= Rice (novel) =

Novel by Su Tong

Rice (米 (Mǐ)) is a novel by Chinese author Su Tong. It was published in Chinese by Yuan-Liou Publishing Co. (遠流出版公司).

It was the first full length novel by Su Tong published in English. Sabina Knight (Chinese name: 桑稟華 (Sāng Bǐnghuá)), formerly known as Deirdre Sabina Knight, described Rice as Su Tong's first full length novel.

Morrow/HarperCollins published the English version.

==Plot==
The story is based during the flood days in 1930s in China, when people immigrated from the countryside to the urban areas in search of work. This is also a story about Five Dragons, a poor but haughty country boy, chancing his fortune in the city and the humiliation he faces as soon as he reaches the city.
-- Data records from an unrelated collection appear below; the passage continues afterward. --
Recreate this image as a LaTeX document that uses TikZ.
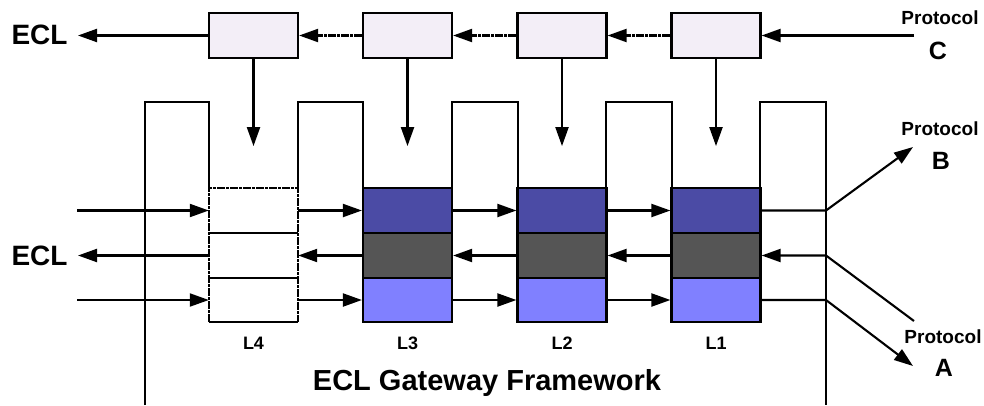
\documentclass[tikz,border=0pt]{standalone}
\usepackage{fontspec}
\setmainfont{Liberation Sans}
\usetikzlibrary{arrows.meta}
\definecolor{queuefill}{RGB}{243,238,247}
\definecolor{layerdark}{RGB}{75,75,165}
\definecolor{layergrey}{RGB}{85,85,85}
\definecolor{layerlight}{RGB}{128,128,255}
\tikzset{
  wire/.style={line width=2.1pt},
  tip/.style={-{Triangle[length=19pt,width=13pt]}},
  dotwire/.style={wire,dash pattern=on 8pt off 1pt on 3pt off 1pt},
  queue/.style={draw,line width=2.2pt,fill=queuefill,minimum width=89pt,minimum height=45pt,inner sep=0pt},
  cell/.style={draw,line width=2.2pt,minimum width=89pt,minimum height=45pt,inner sep=0pt},
  bigtext/.style={font=\fontsize{28}{30}\selectfont\bfseries,inner sep=0pt},
  titletext/.style={font=\fontsize{29}{31}\selectfont\bfseries,inner sep=0pt},
  protext/.style={font=\fontsize{19}{21}\selectfont\bfseries,inner sep=0pt},
  lettext/.style={font=\fontsize{25}{27}\selectfont\bfseries,inner sep=0pt},
  layertext/.style={font=\fontsize{18}{20}\selectfont\bfseries,inner sep=0pt}
}
\begin{document}
\begin{tikzpicture}[x=1pt,y=-1pt]
\useasboundingbox (0,0) rectangle (984,405);

% queue boxes on top
\node[queue] (t4) at (253.5,35.5) {};
\node[queue] (t3) at (407.5,35.5) {};
\node[queue] (t2) at (562,35.5) {};
\node[queue] (t1) at (716,35.5) {};

% framework comb outline
\draw[wire] (145,405) -- (145,102) -- (209,102) -- (209,188);
\draw[wire] (298,188) -- (298,102) -- (363,102) -- (363,322) -- (452,322)
  -- (452,102) -- (518,102) -- (518,322) -- (606,322) -- (606,102)
  -- (672,102) -- (672,322) -- (760,322) -- (760,102) -- (826,102) -- (826,405);

% layer L4 (empty, dashed frame)
\node[inner sep=0pt,minimum width=89pt,minimum height=45pt] (c41) at (253.5,210.5) {};
\node[inner sep=0pt,minimum width=89pt,minimum height=45pt] (c42) at (253.5,255.5) {};
\node[inner sep=0pt,minimum width=89pt,minimum height=44pt] (c43) at (253.5,300) {};
\draw[dotwire] (c43.south west) -- (c41.north west) -- (c41.north east) -- (c43.south east);
\draw[wire] (c41.south west) -- (c41.south east);
\draw[wire] (c42.south west) -- (c42.south east);
\draw[wire] (c43.south west) -- (c43.south east);

% layers L3, L2, L1
\foreach \n/\x in {3/407.5,2/562,1/716}{
  \node[cell,fill=layerdark] (c\n1) at (\x,210.5) {};
  \node[cell,fill=layergrey] (c\n2) at (\x,255.5) {};
  \node[cell,fill=layerlight,minimum height=44pt] (c\n3) at (\x,300) {};
}

% texts
\node[bigtext] (eclt) at (39.5,35) {ECL};
\node[bigtext] (eclm) at (39.5,256) {ECL};
\node[protext] (pc) at (940,18) {Protocol};
\node[lettext] (lc) at (938,51) {C};
\node[protext] (pb) at (940,129) {Protocol};
\node[lettext] (lb) at (941,161) {B};
\node[protext] (pa) at (943,337) {Protocol};
\node[lettext] (la) at (944,368) {A};
\node[layertext] (l4) at (253.5,343) {L4};
\node[layertext] (l3) at (407.5,343) {L3};
\node[layertext] (l2) at (562,343) {L2};
\node[layertext] (l1) at (716,343) {L1};
\node[titletext] (title) at (487,383) {ECL Gateway Framework};

% top chain
\coordinate (cin) at (914,35.5);
\coordinate (eout) at (78,35.5);
\draw[wire,tip] (cin) -- (t1.east);
\draw[dotwire,tip] (t1.west) -- (t2.east);
\draw[dotwire,tip] (t2.west) -- (t3.east);
\draw[dotwire,tip] (t3.west) -- (t4.east);
\draw[wire,tip] (t4.west) -- (eout);

% feeds from the queues into the layers
\foreach \n in {4,3,2,1}{
  \draw[wire,tip] (t\n.south) -- ++(0,87);
}

% left side rows
\coordinate (in1) at (77,210.5);
\coordinate (in3) at (77,300);
\coordinate (out2) at (78,255.5);
\draw[wire,tip] (in1) -- (c41.west);
\draw[wire,tip] (c42.west) -- (out2);
\draw[wire,tip] (in3) -- (c43.west);

% rows between the layers
\foreach \a/\b in {4/3,3/2,2/1}{
  \draw[wire,tip] (c\a1.east) -- (c\b1.west);
  \draw[wire,tip] (c\b2.west) -- (c\a2.east);
  \draw[wire,tip] (c\a3.east) -- (c\b3.west);
}

% right side protocols
\coordinate (jb) at (826,210.5);
\coordinate (ja) at (826,255.5);
\coordinate (jo) at (826,300);
\coordinate (tb) at (913,147);
\coordinate (sa) at (914,321);
\coordinate (ta) at (913,366);
\draw[wire,tip] (c11.east) -- (jb) -- (tb);
\draw[wire,tip] (sa) -- (ja) -- (c12.east);
\draw[wire,tip] (c13.east) -- (jo) -- (ta);
\end{tikzpicture}
\end{document}
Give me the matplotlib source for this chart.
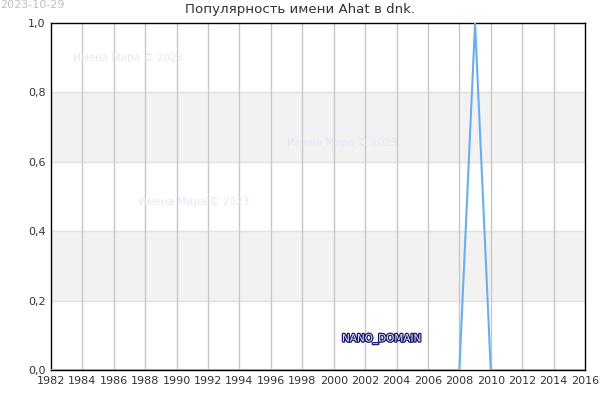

He is a typical man hungry for wealth but with an insatiable thirst for pleasure, especially sex. His master has two daughters, "Cloud Weave" and "Cloud Silk". Cloud Weave is very much like Five Dragons, and shares his sexual appetite. She is a mistress to a local mafia.

Five Dragons marries her and inherits the property of his master: his rice emporium and his whole business. But men tire easily of their playthings, particularly in this wayward family. Fidelity is an unrecognised term for them.

This story also shows how infidelity passes from one generation to another in this family.

==Reception==
In regards to the English translation, Kirkus Reviews described it as a "riveting melodrama". Publishers Weekly noted the translated version with a star and stated "there's much that's beautiful in the way he portrays it-with seething energy and anger."